**Source code of charts**
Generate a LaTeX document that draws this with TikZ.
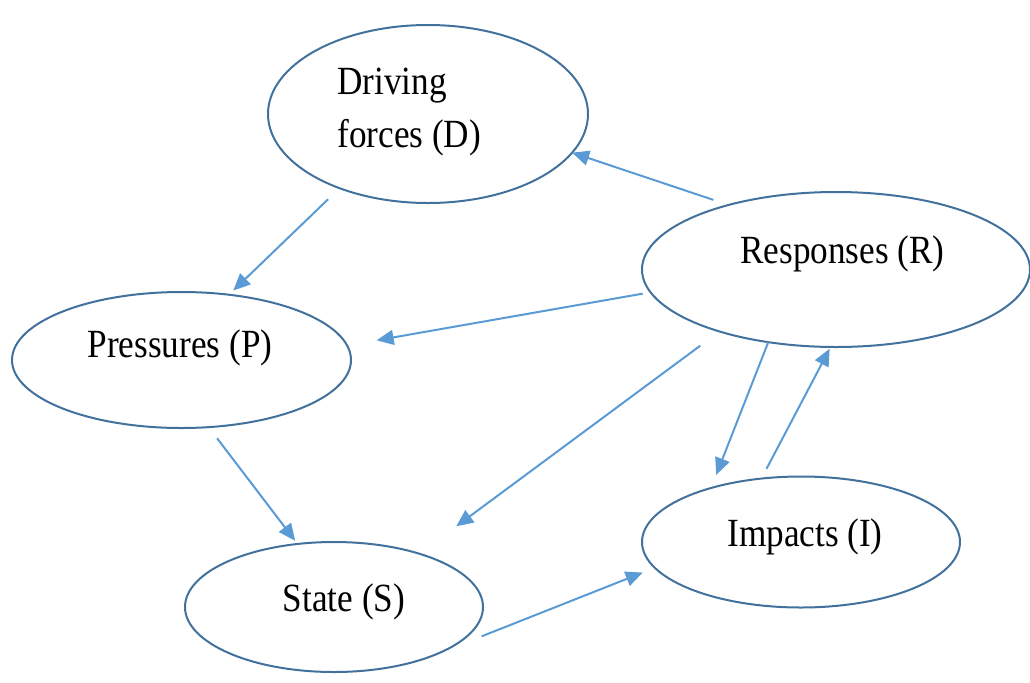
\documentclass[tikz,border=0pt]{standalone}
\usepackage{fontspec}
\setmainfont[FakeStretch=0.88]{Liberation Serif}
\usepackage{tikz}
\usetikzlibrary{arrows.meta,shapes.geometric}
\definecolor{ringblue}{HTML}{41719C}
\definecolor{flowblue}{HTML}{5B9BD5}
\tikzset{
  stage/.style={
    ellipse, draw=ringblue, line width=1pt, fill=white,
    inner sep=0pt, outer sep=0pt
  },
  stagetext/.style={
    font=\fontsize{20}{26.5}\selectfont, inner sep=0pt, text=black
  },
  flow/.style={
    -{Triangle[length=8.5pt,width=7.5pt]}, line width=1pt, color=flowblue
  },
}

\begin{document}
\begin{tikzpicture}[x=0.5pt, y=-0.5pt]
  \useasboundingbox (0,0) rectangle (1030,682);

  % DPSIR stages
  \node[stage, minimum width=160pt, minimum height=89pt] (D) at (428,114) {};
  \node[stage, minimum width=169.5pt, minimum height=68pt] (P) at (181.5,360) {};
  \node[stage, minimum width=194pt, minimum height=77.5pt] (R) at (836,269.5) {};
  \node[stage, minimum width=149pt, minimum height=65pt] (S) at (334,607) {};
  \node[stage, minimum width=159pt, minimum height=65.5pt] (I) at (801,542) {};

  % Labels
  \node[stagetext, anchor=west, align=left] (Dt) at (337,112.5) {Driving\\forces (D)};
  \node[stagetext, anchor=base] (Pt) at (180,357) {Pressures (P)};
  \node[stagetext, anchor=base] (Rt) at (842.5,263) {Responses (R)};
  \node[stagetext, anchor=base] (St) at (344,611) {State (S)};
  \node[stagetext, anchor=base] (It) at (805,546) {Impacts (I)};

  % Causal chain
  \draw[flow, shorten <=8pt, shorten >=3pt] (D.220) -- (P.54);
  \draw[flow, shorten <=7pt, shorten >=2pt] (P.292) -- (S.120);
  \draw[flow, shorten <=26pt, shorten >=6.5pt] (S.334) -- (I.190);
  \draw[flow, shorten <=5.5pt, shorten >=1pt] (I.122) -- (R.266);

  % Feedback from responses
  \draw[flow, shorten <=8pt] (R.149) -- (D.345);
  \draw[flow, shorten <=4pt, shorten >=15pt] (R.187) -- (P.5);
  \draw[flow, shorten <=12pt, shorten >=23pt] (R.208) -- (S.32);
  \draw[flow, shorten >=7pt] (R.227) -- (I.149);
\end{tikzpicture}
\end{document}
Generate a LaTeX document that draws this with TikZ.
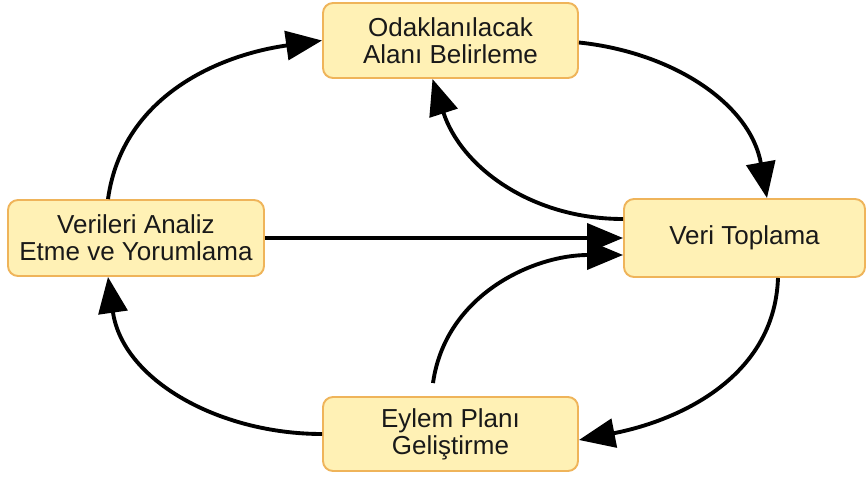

**Problem details**
Return the material line for line, from its beginning to the line that contains "minimum width=159pt, minimum", with the pictures left out.

**Correct output**
Generate a LaTeX document that draws this with TikZ.
\documentclass[tikz,border=0pt]{standalone}
\usepackage{fontspec}
\setmainfont[FakeStretch=0.88]{Liberation Serif}
\usepackage{tikz}
\usetikzlibrary{arrows.meta,shapes.geometric}
\definecolor{ringblue}{HTML}{41719C}
\definecolor{flowblue}{HTML}{5B9BD5}
\tikzset{
  stage/.style={
    ellipse, draw=ringblue, line width=1pt, fill=white,
    inner sep=0pt, outer sep=0pt
  },
  stagetext/.style={
    font=\fontsize{20}{26.5}\selectfont, inner sep=0pt, text=black
  },
  flow/.style={
    -{Triangle[length=8.5pt,width=7.5pt]}, line width=1pt, color=flowblue
  },
}

\begin{document}
\begin{tikzpicture}[x=0.5pt, y=-0.5pt]
  \useasboundingbox (0,0) rectangle (1030,682);

  % DPSIR stages
  \node[stage, minimum width=160pt, minimum height=89pt] (D) at (428,114) {};
  \node[stage, minimum width=169.5pt, minimum height=68pt] (P) at (181.5,360) {};
  \node[stage, minimum width=194pt, minimum height=77.5pt] (R) at (836,269.5) {};
  \node[stage, minimum width=149pt, minimum height=65pt] (S) at (334,607) {};
  \node[stage, minimum width=159pt, minimum height=65.5pt] (I) at (801,542) {};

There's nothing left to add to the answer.